Дальше в Словакию не пошли, нас перенаправили на Остраву, которую мы освобождали.

Пепа остался в Словакии и тренировал новобранцев. Я же получил новый экипаж, состоящий из молодых неопытных ребят. По национальности все были словаки…

А 24 марта началось наступление на Моравско-Силезском направлении. Мы атаковали немецкий город Зорау, который поляки называли Жори.

Март месяц. Поле размокло, превратилось в болото. Танки шли цепью. Мы получили приказ повернуть налево и перекрыть врагу дорогу к отступлению. Съехали с дороги, и я увидел по всему полю горки. Это всё были мины! Я направил сапёра, чтобы он расчистил нам путь. А это был молоденький slovak, который мне говорит: «Pan rotny, zastreli, moya ne poide». Ну и что мне оставалось, я вылез из танка и эти мины потихоньку раскапывал. Если было возможно, убирал их вместе с механиком в сторону.

Потом пришёл Вашек, командир моей роты. Немцы в этот момент начали обстреливать нас из тяжёлой артиллерии. Как-то оттуда выбрались… и на следующий день пошли в атаку на польскую деревню Широка. Двигаться могли только по дороге. А немцы, разумеется, там поставили пушки, и били нас одного за другим. Помню, я проехал немного вперёд, и получил попадание прямо под орудие, на стыке с башней. Это попадание заклинило povorot bashni. Стрелять я уже не мог. Следующее попадание получили уже в саму башню, возле командирского люка. Я отдал приказ всем покинуть танк. Помню, выскочил вместе с механиком-водителем. А те двое решили вылезти через нижний люк…
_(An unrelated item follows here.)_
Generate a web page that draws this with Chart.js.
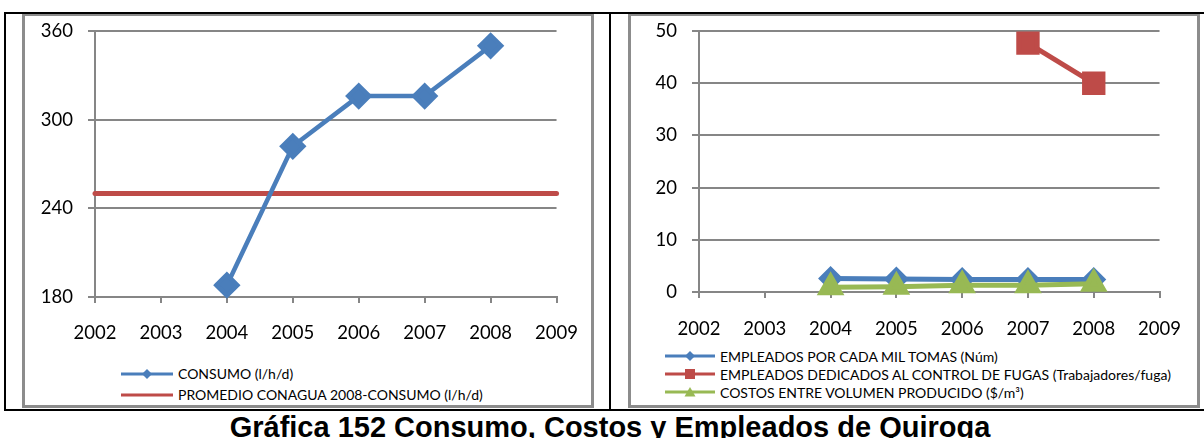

В боях в Остраве я сменил семь танков. Допустим, где-то погиб командир и меня ставят вместо него. Или подбивали мой… Последний танк я потерял, когда мы в Остраве заскочили на мост Сикорув.

Танк Б. Опоченского в г. Острава упавший с моста Сикорув


– Вам приходилось воевать против немецких танков?

– Да, конечно. Даже подбивал их, и не один. Я вам покажу газетную статью. Там написано, что в Балатице, перед Остравой, нами было уничтожено 50 немецких танков.

– У вас были надписи на танках?

– Номера. Некоторые писали что-то вроде «Люди света» или «Ян Жижка», и разные символы. У меня был только номер.

– Вы обозначали подбитые танки противника?

– Я, нет. Мне было некогда. Это делали другие, которые должны были записывать и вести счёт. Наша задача была –Tolko vperjod!

– Вам доводилось когда-нибудь сидеть в немецком танке?

– В подбитом да, а в нормальном, который на ходу – нет.

– Не могли бы Вы сравнить между собой советские танки и немецкие?

– Наверное, у немца лучше оптика, пушки. И броня вроде как была у них лучше...

– Если вернуть назад, на каком танке Вы предпочли бы воевать?

– Но-о-о, ребята. У нас был самый лучший танк!

– Где состоялся ваш последний бой?

– В Остраве, на Сикорувом мосту.

– Когда вы вошли в Прагу?

Это было 9 мая вечером. Советская армия пришла утром. Везде ещё было полно немцев.

– Вы наваривали на танки металлические сетки как защиту от «Фаустпатронов»?

– Нет, у нас такого не было.

– Вам предлагали вернуться на Волынь?

– Нет, потому что мы попросили о Чехословацком гражданстве ещё во время войны.

– Чем Вы занимались после войны?

– Я механик-слесарь-замочник.


– И последний вопрос. Хотели бы Вы что-то сказать тем людям, которые будут читать это интервью?

– В первую очередь, чтобы на свете был мир. Война – это худшее, с чем может столкнуться человечество. Надо пытаться сделать так, чтобы народы могли жить спокойно и радостно, чтобы у всех была работа и хорошая личная жизнь. Почему начинаются войны? Потому что одна группа богатая, а другая – бедная.